Westerman had been a freelance wine and travel writer with sommelier credentials before she took a copyediting gig at Coffee Review, which would turn out to be the pivot toward founding Hedonic, her own terroir-driven coffee brand. Similar in style to Wine Spectator in that it offers reviews and ratings of coffee for consumers on a 100-point scale, it was in the Coffee Review lab there where Westerman discovered that her sensory capabilities translated extremely well from grapes to beans, and she was trained to “cup” coffee. “Cupping is a method of sensory analysis, much like wine tasting—there’s lots of slurping and spitting—that allows us to identify and evaluate a coffee’s aroma, acidity, body and flavor,” says Westerman, “and within a year, I had earned my Q-grader certification,” the coffee equivalent of sommelier, without the guest-facing component.

It was also at the cupping table where Westerman made the connection with actual flavor similarities between wine and coffee, in what she describes as a visceral, almost Proustian moment. “The first time this lightbulb went off in my brain was when I made the connection between a beautiful, complex Sumatra coffee and the funky, earthy herbaceousness of a Cabernet Franc, specifically a Bourgueil,” she says, and she was transported back to Sardinia, where Cab Franc also grows, taking in the smell of the sweet herbs growing on the sun-baked hillsides.

 
Hedonic Deep End Blend

Coffee Terroir

It was this lightning bolt connection between wine and coffee that eventually influenced the ethos of Hedonic as terroir-driven coffee. “While there’s been little scientific study of coffee terroir, the anecdotal evidence—really, the lived experience of coffee farmers all over the world—is clear that the same variety of Arabica grown in Kenya will taste different grown in Kona,” says Westerman. And, exactly like wine grape terroir, “these nuances can be linked to soil types, agricultural practices, altitude, weather, longitude and latitude, and yes, even slope and direction of the sun.”
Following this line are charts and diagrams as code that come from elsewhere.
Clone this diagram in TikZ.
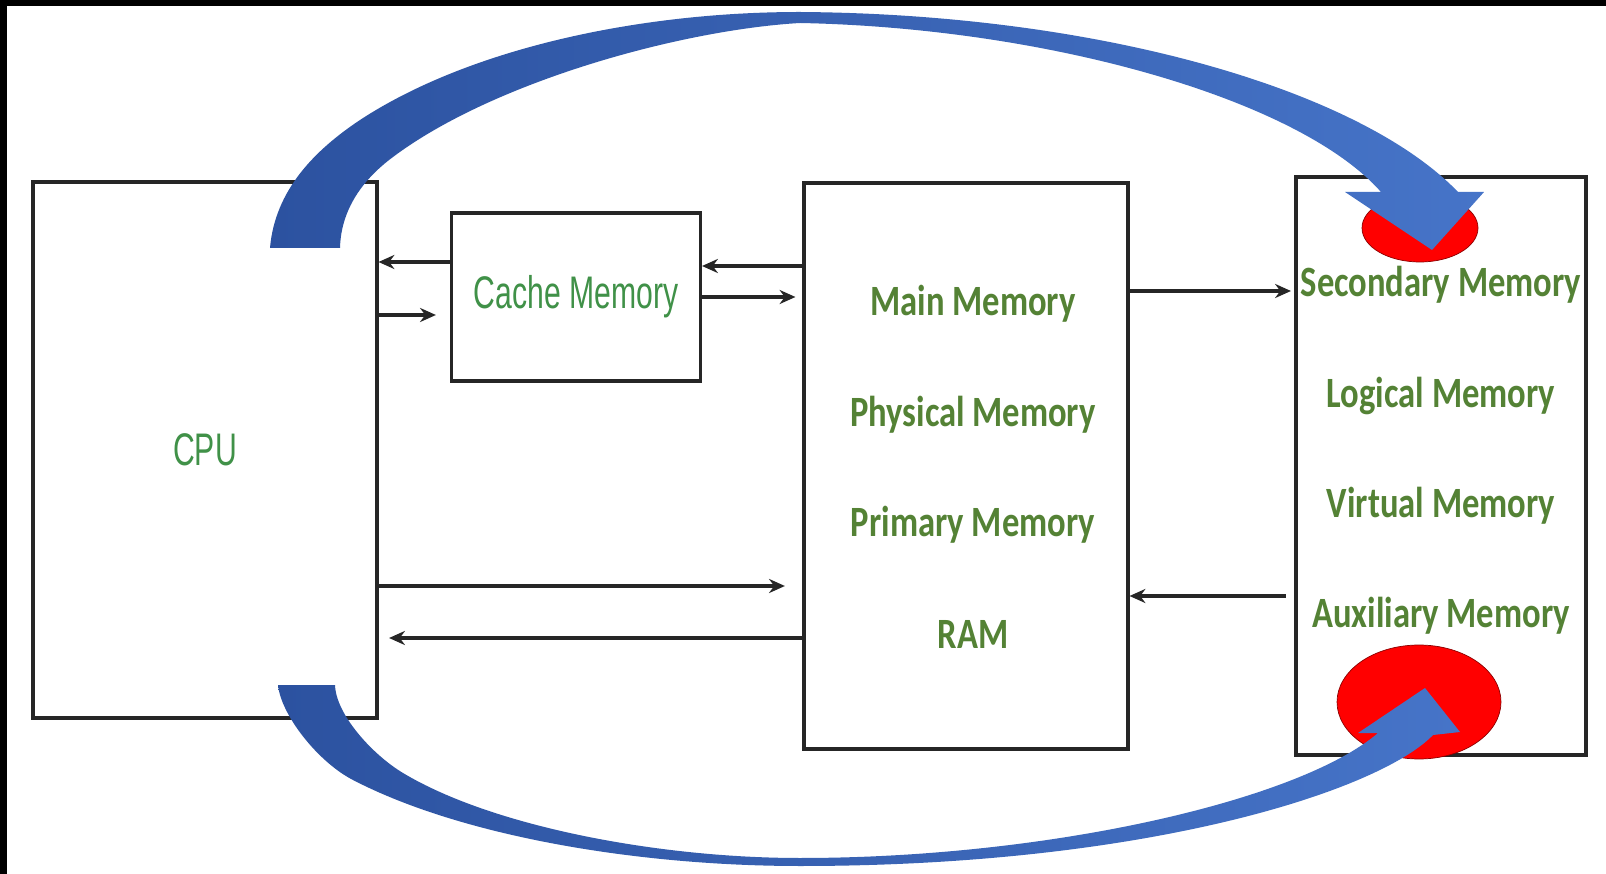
\documentclass[tikz,border=0pt]{standalone}
\usepackage{fontspec}
\usepackage{graphicx}
\usetikzlibrary{arrows.meta,shapes.geometric,positioning}
\newfontfamily\calib{Carlito}
\newfontfamily\arialn{Liberation Sans}
\definecolor{memgreen}{RGB}{84,130,53}
\definecolor{litegreen}{RGB}{64,145,72}
\definecolor{bluedark}{RGB}{44,82,160}
\definecolor{bluelite}{RGB}{70,116,200}
\newcommand{\memtxt}[1]{\scalebox{0.8}[1]{#1}}
\newcommand{\thintxt}[1]{\scalebox{0.66}[1]{#1}}

\begin{document}
\begin{tikzpicture}[
  x=0.02cm, y=-0.02cm,
  >=Stealth,
  box/.style={
    rectangle, draw=black!85, line width=1.8pt, inner sep=0pt
  },
  memlbl/.style={
    font=\calib\bfseries\fontsize{24.6}{28}\selectfont, text=memgreen, inner sep=0pt
  },
  cpulbl/.style={font=\arialn\fontsize{26}{30}\selectfont, text=litegreen},
  arr/.style={-{Stealth[length=9pt,width=8pt]}, line width=2.1pt, draw=black!85},
  blob/.style={ellipse, draw=red!55!black, fill=red, thin, inner sep=0pt},
  bigarrow/.style={left color=bluedark, right color=bluelite}
]

% Frame
\fill[white] (0,0) rectangle (1606,874);
\useasboundingbox (0,0) rectangle (1606,874);
\fill[black] (0,0) rectangle (1606,6);
\fill[black] (0,0) rectangle (7,874);

% Blocos
\node[box, cpulbl, minimum width=6.88cm, minimum height=10.72cm]
     (cpu) at (205,450) {\thintxt{CPU}};
\node[box, cpulbl, minimum width=4.98cm, minimum height=3.36cm]
     (cache) at (576,297) {\thintxt{Cache Memory}};
\node[box, minimum width=6.48cm, minimum height=11.32cm] (main) at (966,466) {};
\node[box, minimum width=5.80cm, minimum height=11.56cm] (sec)  at (1441,466) {};

% -- Memoria principal --
\node[memlbl] (mainm) at (973,304) {\memtxt{Main Memory}};
\node[memlbl] (physm) at (973,415) {\memtxt{Physical Memory}};
\node[memlbl] (primm) at (973,525) {\memtxt{Primary Memory}};
\node[memlbl] (ramm)  at (973,634) {\memtxt{RAM}};

% -- Memoria secundaria --
\node[memlbl] (secm) at (1441,285) {\memtxt{Secondary Memory}};
\node[memlbl] (logm) at (1441,396) {\memtxt{Logical Memory}};
\node[memlbl] (virm) at (1441,506) {\memtxt{Virtual Memory}};
\node[memlbl] (auxm) at (1441,616) {\memtxt{Auxiliary Memory}};

% -- Ligacoes --
\draw[arr] (cache.west |- 0,262) -- (cpu.east |- 0,262);
\draw[arr, shorten >=8pt] (cpu.east |- 0,315) -- (cache.west |- 0,315);
\draw[arr] (main.west |- 0,266) -- (cache.east |- 0,266);
\draw[arr, shorten >=4pt] (cache.east |- 0,297) -- (main.west |- 0,297);
\draw[arr, shorten >=2pt] (main.east |- 0,291) -- (sec.west |- 0,291);
\draw[arr, shorten <=5pt] (sec.west |- 0,596) -- (main.east |- 0,596);
\draw[arr, shorten >=10pt] (cpu.east |- 0,586) -- (main.west |- 0,586);
\draw[arr, shorten >=6pt] (main.west |- 0,638) -- (cpu.east |- 0,638);

% -- Marcas --
\node[blob, minimum width=2.32cm, minimum height=1.36cm] (blobtop) at (1420,228) {};
\node[blob, minimum width=3.28cm, minimum height=2.28cm] (blobbot) at (1419,702) {};

% -- Setas curvas --
\shade[bigarrow] (270,248) .. controls (275,190) and (315,150) .. (360,120)
  .. controls (470,48) and (640,12) .. (800,12)
  .. controls (1100,14) and (1360,90) .. (1458,192)
  -- (1484,192) -- (1432,250) -- (1345,192) -- (1381,192)
  .. controls (1300,100) and (1050,28) .. (800,23)
  .. controls (680,30) and (493,82) .. (393,157)
  .. controls (362,180) and (341,210) .. (340,248) -- cycle;
\shade[bigarrow] (278,685) .. controls (281,715) and (318,762) .. (353,780)
  .. controls (463,837) and (640,866) .. (800,866)
  .. controls (1150,866) and (1380,790) .. (1433,735)
  -- (1460,732) -- (1425,688) -- (1358,733) -- (1378,733)
  .. controls (1300,800) and (1050,858) .. (800,858)
  .. controls (660,858) and (493,827) .. (403,773)
  .. controls (373,755) and (336,715) .. (335,685) -- cycle;

\end{tikzpicture}
\end{document}
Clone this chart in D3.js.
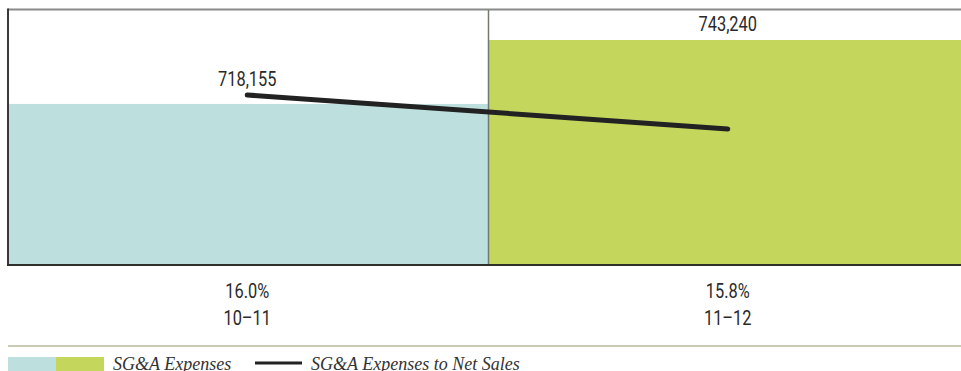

Similarly, just as winemakers can influence the outcome of the wine by decisions made before and after harvest, coffee beans can produce different outcomes depending on choices made by the processors, especially when it comes to fermenting pulped coffee fruit, or drying whole fruit in the sun before pulping. Coffee processing also often utilizes actual winemaking practices, explains Westerman: “Carbonic maceration and the addition of wine yeasts are two of the most common coffee processing techniques, and they come directly from what we know about winemaking.”

 

Selling Coffee to Wine Lovers

Wine lovers are a natural fit for coffee appreciation, according to Westerman, regarding the explicit decision to tag Hedonic as “Coffee for Wine Lovers.” “Serious wine drinkers are people who are already poised to experience and reflect on the complexity of what they’re drinking, maybe even approach it as a meditation,” she says. “Some people get it right away, but most are really surprised to make the connection. Wine drinkers are usually very interested in the idea, and curious to learn more.”

 
Hedonic AP espresso blend

Working With Wineries

The parallels that Westerman draws between wine and coffee don’t stop with just tasting notes or marketing techniques, however. The Hedonic lineup actually includes numerous blends that are collaborative efforts with various wineries. Such coffees include Eventide—Abbot’s Passage Signature Coffee and Theorem Vineyards Voir Dire.

“I partner with wineries interested in collaborating on parallels between specific wines or broader AVAs,” says Westerman. “If I’m less familiar with a region, I’ll start by tasting a bunch of wines and generating aroma and flavor descriptors, then narrow down coffees that might exhibit similar qualities. It’s an elaborate process but a satisfying one.”

In near future projects, Westerman is currently working on a coffee parallel for Stag’s Leap AVA. She was also approached by Napa’s Anarchist Wine Co./Foundry not only for a coffee blend to parallel one of their wines, but for an educational collaboration: “They approached me about joining a panel for media about the parallels between wine and coffee blending, and we'll be tasting three coffees that offer a wide range of sensory experiences. I'll be in conversation with their wine educator, Stuart Ake, and their winemaker, Patrick Saboe,” she says, adding, “it's been terrific to find winemaking partners who are eager to explore the many parallels between wine and coffee. Some people really get it!”

 
Pouring coffee

Coffee and Hedonism

Speaking of satisfaction, given the name, it’s also clear that Hedonic’s and Westerman’s sensory point of view is rooted not only in terroir, but in pleasure. It’s worth mentioning that the coffee canisters themselves rate as hedonistic in my book, and are among the most gorgeous coffee packages I’ve seen: sleek cylinders that are themselves reminiscent of wine bottles, containing whole beans bagged with a metal clip.

“Hedonism is the idea that pleasure is an appropriate aim of human existence; it’s the opposite of suffering,” says Westerman. “We can all identify with this desire, and it doesn’t have to be—in fact, it shouldn’t be—exclusive. We can access it on a walk in the woods, in awe of an unparalleled view, and in the simple act of enjoying a cup of coffee or a glass of wine.”